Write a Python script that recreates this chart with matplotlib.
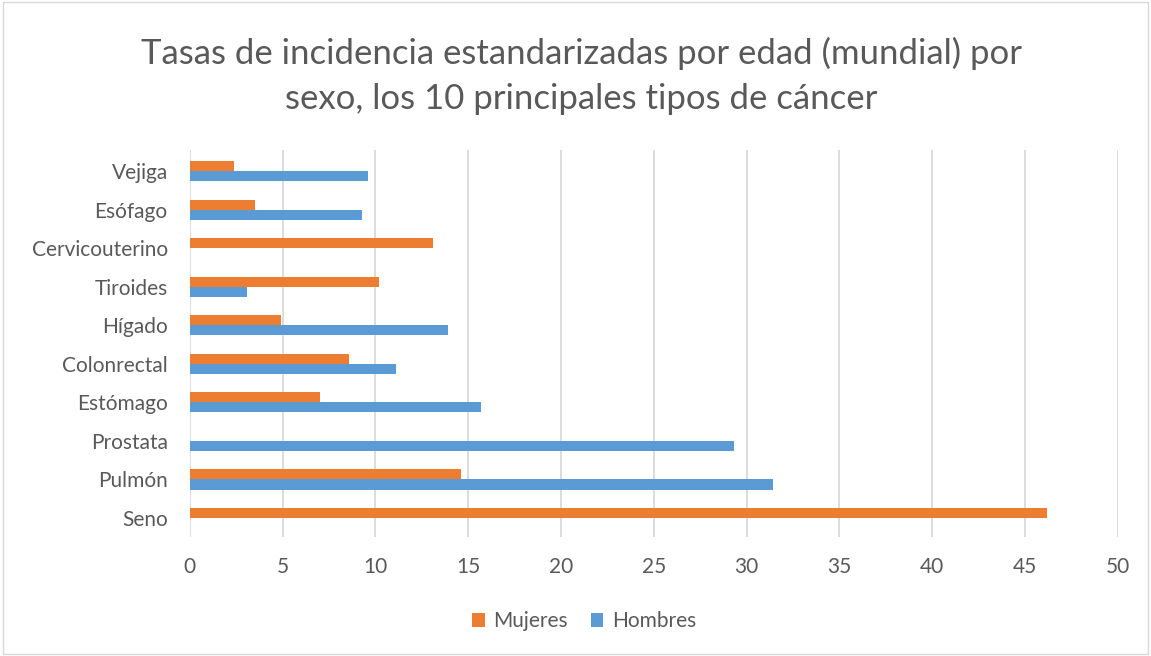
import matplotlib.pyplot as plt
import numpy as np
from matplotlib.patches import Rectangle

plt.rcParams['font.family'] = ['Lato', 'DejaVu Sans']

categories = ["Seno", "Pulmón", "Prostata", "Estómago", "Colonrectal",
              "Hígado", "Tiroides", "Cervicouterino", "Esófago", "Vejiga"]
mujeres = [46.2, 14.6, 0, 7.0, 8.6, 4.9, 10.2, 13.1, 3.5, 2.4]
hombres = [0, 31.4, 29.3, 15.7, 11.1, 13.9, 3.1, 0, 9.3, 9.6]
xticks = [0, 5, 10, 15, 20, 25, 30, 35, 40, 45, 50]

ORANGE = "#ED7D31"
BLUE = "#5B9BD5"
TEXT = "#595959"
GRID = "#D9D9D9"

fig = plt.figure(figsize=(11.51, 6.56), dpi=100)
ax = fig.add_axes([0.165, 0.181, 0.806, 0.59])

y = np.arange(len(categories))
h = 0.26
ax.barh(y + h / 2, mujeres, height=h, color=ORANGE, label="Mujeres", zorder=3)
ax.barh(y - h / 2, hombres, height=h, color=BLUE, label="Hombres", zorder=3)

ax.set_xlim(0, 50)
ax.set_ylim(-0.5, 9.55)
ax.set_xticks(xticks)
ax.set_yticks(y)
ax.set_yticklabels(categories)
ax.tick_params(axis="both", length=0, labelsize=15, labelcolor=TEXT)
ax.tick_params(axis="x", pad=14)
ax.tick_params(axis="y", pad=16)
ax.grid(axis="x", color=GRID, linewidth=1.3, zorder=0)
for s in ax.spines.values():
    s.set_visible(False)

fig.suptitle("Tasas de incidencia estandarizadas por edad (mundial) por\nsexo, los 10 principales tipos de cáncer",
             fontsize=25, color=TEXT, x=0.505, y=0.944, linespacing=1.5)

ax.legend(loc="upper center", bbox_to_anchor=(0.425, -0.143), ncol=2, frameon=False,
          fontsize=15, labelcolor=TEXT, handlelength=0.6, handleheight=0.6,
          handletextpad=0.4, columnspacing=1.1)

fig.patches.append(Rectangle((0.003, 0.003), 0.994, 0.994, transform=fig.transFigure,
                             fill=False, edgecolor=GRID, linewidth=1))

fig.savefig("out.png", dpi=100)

****************************************

Your copy of the data should match it exactly, except that pictures are left out.

Answer in full:
Write a Python script that recreates this chart with matplotlib.
import matplotlib.pyplot as plt
import numpy as np
from matplotlib.patches import Rectangle

plt.rcParams['font.family'] = ['Lato', 'DejaVu Sans']

categories = ["Seno", "Pulmón", "Prostata", "Estómago", "Colonrectal",
              "Hígado", "Tiroides", "Cervicouterino", "Esófago", "Vejiga"]
mujeres = [46.2, 14.6, 0, 7.0, 8.6, 4.9, 10.2, 13.1, 3.5, 2.4]
hombres = [0, 31.4, 29.3, 15.7, 11.1, 13.9, 3.1, 0, 9.3, 9.6]
xticks = [0, 5, 10, 15, 20, 25, 30, 35, 40, 45, 50]

ORANGE = "#ED7D31"
BLUE = "#5B9BD5"
TEXT = "#595959"
GRID = "#D9D9D9"

fig = plt.figure(figsize=(11.51, 6.56), dpi=100)
ax = fig.add_axes([0.165, 0.181, 0.806, 0.59])

y = np.arange(len(categories))
h = 0.26
ax.barh(y + h / 2, mujeres, height=h, color=ORANGE, label="Mujeres", zorder=3)
ax.barh(y - h / 2, hombres, height=h, color=BLUE, label="Hombres", zorder=3)

ax.set_xlim(0, 50)
ax.set_ylim(-0.5, 9.55)
ax.set_xticks(xticks)
ax.set_yticks(y)
ax.set_yticklabels(categories)
ax.tick_params(axis="both", length=0, labelsize=15, labelcolor=TEXT)
ax.tick_params(axis="x", pad=14)
ax.tick_params(axis="y", pad=16)
ax.grid(axis="x", color=GRID, linewidth=1.3, zorder=0)
for s in ax.spines.values():
    s.set_visible(False)

fig.suptitle("Tasas de incidencia estandarizadas por edad (mundial) por\nsexo, los 10 principales tipos de cáncer",
             fontsize=25, color=TEXT, x=0.505, y=0.944, linespacing=1.5)

ax.legend(loc="upper center", bbox_to_anchor=(0.425, -0.143), ncol=2, frameon=False,
          fontsize=15, labelcolor=TEXT, handlelength=0.6, handleheight=0.6,
          handletextpad=0.4, columnspacing=1.1)

fig.patches.append(Rectangle((0.003, 0.003), 0.994, 0.994, transform=fig.transFigure,
                             fill=False, edgecolor=GRID, linewidth=1))

fig.savefig("out.png", dpi=100)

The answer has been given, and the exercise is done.